The trauma of the shooting manifests within Daniel as a telekinetic power, surging out of him until it topples the patrol car, kills the cop, and sends every inanimate object in the street careening. Those party supplies you gathered up earlier are now your survival kit as you and your brother become fugitives on the run. Man makes plans, God laughs.
Eventually the brothers decide that they’re heading to their father’s homeland across the Mexican border in a long, perilous road trip all the way from their home in Seattle. Along the way you meet people who will help you, people who are indifferent, and people who hate you because of the colour of your skin. Some folks make assumptions about you when you’re a pair of child vagrants of Mexican descent.
There are lots of games about parental responsibility, but Life is Strange 2 is built around choice and that makes its interpretation more powerful. If you didn’t manage to secure enough money before your life is turned around, you might be tempted to steal to keep Daniel fed. If you go down that path, perhaps Daniel will think it’s OK to steal. If you hurt people and lie, you might see those traits reflected in his personality too. Children are like sponges, soaking up the lessons they’re taught by whatever role model they have - in this case a teenage big brother who’s doing his best.
Where most games give you the superpowers and allow you to wreak havoc with no consequence, here your ‘super’ power is maturity and, in your brother’s eyes, the ability to know right from wrong - even when right and wrong are constantly moving targets. Daniel has the powers, but it’s your responsibility to suppress them and only deploy them if you’re backed into a corner. It’s an affecting portrayal of how one bit of bad luck can spiral into chaos, snowballing as desperation forces you to make bad choices, with those choices rippling out to an impressionable young mind.
The season is structured in a clever way, too. When you reach Episode 3, a lot of time has passed since the events in Seattle. Daniel and Sean have settled with a group of teenage nomads who live in the woods, working on a pot farm for some local gangsters. It’s not the kind of life a nine-year-old should be living and it’s taken a toll on his personality. He begins to rebel against Sean’s authority, but Daniel’s temper tantrums can be devastating. It’s here that Sean learns that he needs to be careful about how he displays his authority over Daniel - he needs to treat him more like a peer.
In Episode 4, you’re reminded once again that he’s actually an impressionable young boy, not a peer at all.
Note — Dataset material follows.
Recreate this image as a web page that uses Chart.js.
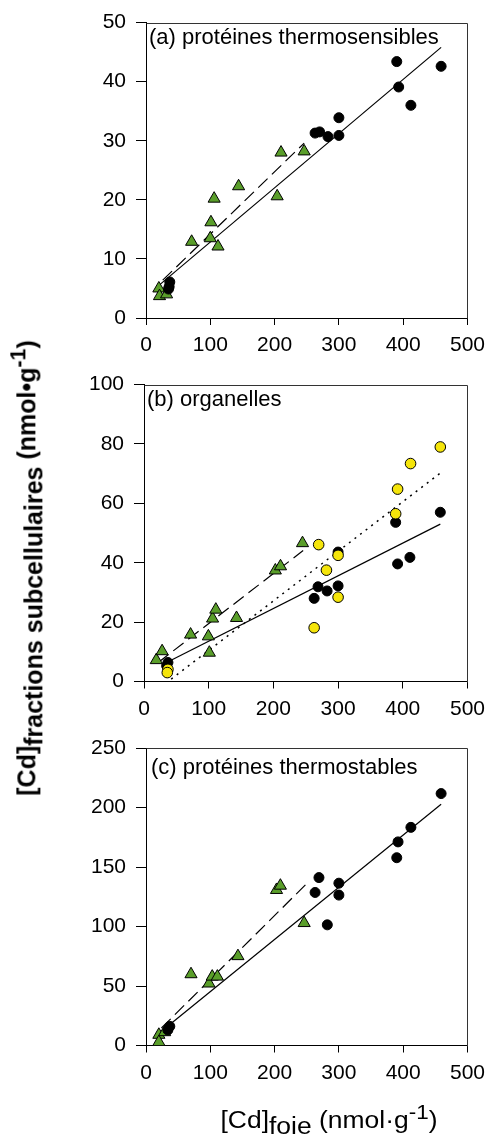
<!DOCTYPE html>
<html><head><meta charset="utf-8">
<script src="https://cdn.jsdelivr.net/npm/chart.js@4/dist/chart.umd.min.js"></script>
<style>
html,body{margin:0;padding:0;background:#fff;}
#wrap{position:relative;width:493px;height:1138px;overflow:hidden;font-family:"Liberation Sans",Arial,sans-serif;}
canvas{position:absolute;left:0;}
.lbl{position:absolute;white-space:nowrap;color:#000;line-height:1;}
.sub{position:relative;top:0.28em;}
.sup{position:relative;top:-0.45em;font-size:0.85em;}
</style></head><body>
<div id="wrap">
<canvas id="cA" width="493" height="362" style="top:0px"></canvas>
<canvas id="cB" width="493" height="362" style="top:362px"></canvas>
<canvas id="cC" width="493" height="414" style="top:724px"></canvas>
<div class="lbl" style="left:149px;top:26px;font-size:22px;">(a) protéines thermosensibles</div>
<div class="lbl" style="left:147px;top:388px;font-size:22px;">(b) organelles</div>
<div class="lbl" style="left:151px;top:756px;font-size:22px;">(c) protéines thermostables</div>
<div class="lbl" id="ytitle" style="left:27px;top:568px;font-size:25px;font-weight:bold;transform:translate(-50%,-50%) rotate(-90deg);">[Cd]<span class="sub">fractions subcellulaires</span> (nmol•g<span class="sup">-1</span>)</div>
<div class="lbl" id="xtitle" style="left:329px;top:1120px;font-size:23px;transform:translate(-50%,-50%) scaleX(1.15);">[Cd]<span class="sub">foie</span> (nmol·g<span class="sup">-1</span>)</div>
</div>
<script>
// ---- tick labels ----
const xTicks = [0, 100, 200, 300, 400, 500];
const yTicksA = [0, 10, 20, 30, 40, 50];
const yTicksB = [0, 20, 40, 60, 80, 100];
const yTicksC = [0, 50, 100, 150, 200, 250];

// ---- panel (a) protéines thermosensibles ----
const aCircX = [390, 459, 393, 412, 300, 263, 270, 283, 300, 37, 36, 35];
const aCircY = [43.4, 42.6, 39.1, 36.0, 33.9, 31.3, 31.5, 30.7, 30.9, 6.1, 5.3, 4.9];
const aTriX = [20, 21, 32, 71, 101, 100, 106, 112, 144, 204, 210, 246];
const aTriY = [5.0, 3.7, 4.0, 12.9, 16.2, 13.5, 20.2, 12.1, 22.3, 20.6, 28.0, 28.2];
const aSolidX = [21, 459], aSolidY = [5.6, 45.8];
const aDashX = [26, 246], aDashY = [6.4, 29.6];

// ---- panel (b) organelles ----
const bCircX = [458, 389, 392, 411, 300, 269, 283, 300, 263, 37, 35];
const bCircY = [57.0, 53.6, 39.6, 41.8, 43.6, 31.9, 30.5, 32.2, 28.0, 6.4, 5.3];
const bYelX = [458, 412, 392, 389, 270, 282, 300, 300, 263, 37, 36];
const bYelY = [79.0, 73.4, 64.8, 56.5, 46.1, 37.5, 42.5, 28.4, 18.1, 4.1, 3.0];
const bTriX = [19, 28, 72, 99.5, 101, 106, 111, 143, 203, 211, 245];
const bTriY = [7.2, 10.2, 15.8, 15.2, 9.7, 21.2, 24.2, 21.4, 37.4, 38.8, 46.6];
const bSolidX = [29.6, 458], bSolidY = [5.8, 53.0];
const bDashX = [22, 246], bDashY = [6.4, 44.1];
const bDotX = [42, 461], bDotY = [0.8, 70.7];

// ---- panel (c) protéines thermostables ----
const cCircX = [459, 412, 392, 390, 269, 300, 263, 300, 282, 37, 34];
const cCircY = [211.7, 183.3, 171.1, 157.8, 141.1, 136.4, 128.6, 126.4, 101.4, 16.1, 13];
const cTriX = [20, 20, 29, 70, 98, 103, 111, 143, 203, 209, 246];
const cTriY = [9.0, 2.9, 11.2, 59.9, 52.1, 57.9, 57.9, 75.1, 130.7, 134.3, 102.9];
const cSolidX = [27, 459], cSolidY = [13.3, 202.8];
const cDashX = [24, 248], cDashY = [14.7, 135];

const FONT = '"Liberation Sans", Arial, sans-serif';
const GREEN = '#5a9e2a';
const YELLOW = '#f5e50a';

function pts(xs, ys) { return xs.map((x, i) => ({x: x, y: ys[i]})); }

function circles(xs, ys, color, r, order) {
  return {data: pts(xs, ys), pointStyle: 'circle', pointRadius: r, backgroundColor: color,
    borderColor: '#000', pointBorderWidth: 1, showLine: false, order: order};
}
function tris(xs, ys, order) {
  return {data: pts(xs, ys), pointStyle: 'triangle', pointRadius: 7, backgroundColor: GREEN,
    borderColor: '#000', pointBorderWidth: 1, showLine: false, order: order};
}
function line(xs, ys, dash, w, order) {
  return {data: pts(xs, ys), showLine: true, pointRadius: 0, borderColor: '#000',
    borderWidth: w, borderDash: dash, fill: false, order: order, tension: 0};
}

const framePlugin = {
  id: 'frame',
  afterDraw(chart) {
    const a = chart.chartArea, ctx = chart.ctx;
    ctx.save();
    ctx.strokeStyle = '#333';
    ctx.lineWidth = 1;
    ctx.beginPath();
    const l = Math.round(a.left) + 0.5, t = Math.round(a.top) + 0.5;
    const r = Math.round(a.right) + 0.5, b = Math.round(a.bottom) + 0.5;
    ctx.moveTo(l, t); ctx.lineTo(r, t); ctx.lineTo(r, b);
    ctx.stroke();
    ctx.restore();
  }
};

function makeChart(id, yTicks, datasets, pad) {
  const yMax = yTicks[yTicks.length - 1];
  return new Chart(document.getElementById(id), {
    type: 'scatter',
    data: {datasets: datasets},
    options: {
      responsive: false, animation: false, events: [],
      layout: {padding: pad},
      plugins: {legend: {display: false}, tooltip: {enabled: false}},
      scales: {
        x: {
          type: 'linear', min: xTicks[0], max: xTicks[xTicks.length - 1],
          afterBuildTicks: s => { s.ticks = xTicks.map(v => ({value: v})); },
          afterFit: s => { s.height = 40; },
          grid: {display: true, drawOnChartArea: false, drawTicks: true, tickLength: 7, color: '#000', lineWidth: 1},
          border: {display: true, color: '#000', width: 1},
          ticks: {font: {family: FONT, size: 21}, color: '#000', padding: 8, maxRotation: 0, autoSkip: false}
        },
        y: {
          type: 'linear', min: yTicks[0], max: yMax,
          afterBuildTicks: s => { s.ticks = yTicks.map(v => ({value: v})); },
          afterFit: s => { s.width = 86; },
          grid: {display: true, drawOnChartArea: false, drawTicks: true, tickLength: 10, color: '#000', lineWidth: 1},
          border: {display: true, color: '#000', width: 1},
          ticks: {font: {family: FONT, size: 21}, color: '#000', padding: 10, autoSkip: false}
        }
      }
    },
    plugins: [framePlugin]
  });
}

makeChart('cA', yTicksA, [
  line(aSolidX, aSolidY, [], 1.2, 5),
  line(aDashX, aDashY, [13, 6], 1.2, 5),
  tris(aTriX, aTriY, 4),
  circles(aCircX, aCircY, '#000', 5, 3)
], {top: 20, left: 60, right: 20, bottom: 4});

makeChart('cB', yTicksB, [
  line(bSolidX, bSolidY, [], 1.2, 6),
  line(bDashX, bDashY, [13, 6], 1.2, 6),
  line(bDotX, bDotY, [2, 5], 1.5, 6),
  tris(bTriX, bTriY, 5),
  circles(bCircX, bCircY, '#000', 5, 4),
  circles(bYelX, bYelY, YELLOW, 5.3, 3)
], {top: 21, left: 58, right: 21.5, bottom: 2.5});

makeChart('cC', yTicksC, [
  line(cSolidX, cSolidY, [], 1.2, 5),
  line(cDashX, cDashY, [13, 6], 1.2, 5),
  tris(cTriX, cTriY, 4),
  circles(cCircX, cCircY, '#000', 5, 3)
], {top: 24, left: 60, right: 21, bottom: 52.5});
</script>
</body></html>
Here you’re forced to think back to every seemingly innocuous decision you made. Perhaps you told him his pet dog that died is in heaven with your dad. Maybe you prayed together with your grandmother. Now Daniel has been indoctrinated by a Christian cult and he’s being manipulated by an insidious religious leader. Those small decisions you made helped to open him up to such manipulation and you’re reminded, once again, that your decisions are moulding this susceptible sprog.
It’s a game that’s not afraid of showing the darker side of America, from religion to immigration and even the impact of different drug laws across state boundaries. It’s an experience we need, holding up a broken mirror to our world and our place in it, reflecting how our choices now shape our planet for future generations. It’s about being dealt a s**t hand and trying to prove everyone wrong, even at your own expense. It’s about sacrifice and brotherly bonds. It’s about us, humans, no matter where our parents are from.
Video games are full of stark, memorable imagery, but I can’t think of anything that has come close to the Diaz brothers standing at the Mexican border, the border blown apart by young Daniel’s power. Some say we’re all a product of our environments, living our lives based on whatever luck the universe bestowed on us at birth. Life is Strange 2 makes a strong case for this, because this game could only exist here and now, in this world of political turmoil and needless hate, where kindness exists in the places you don’t always expect.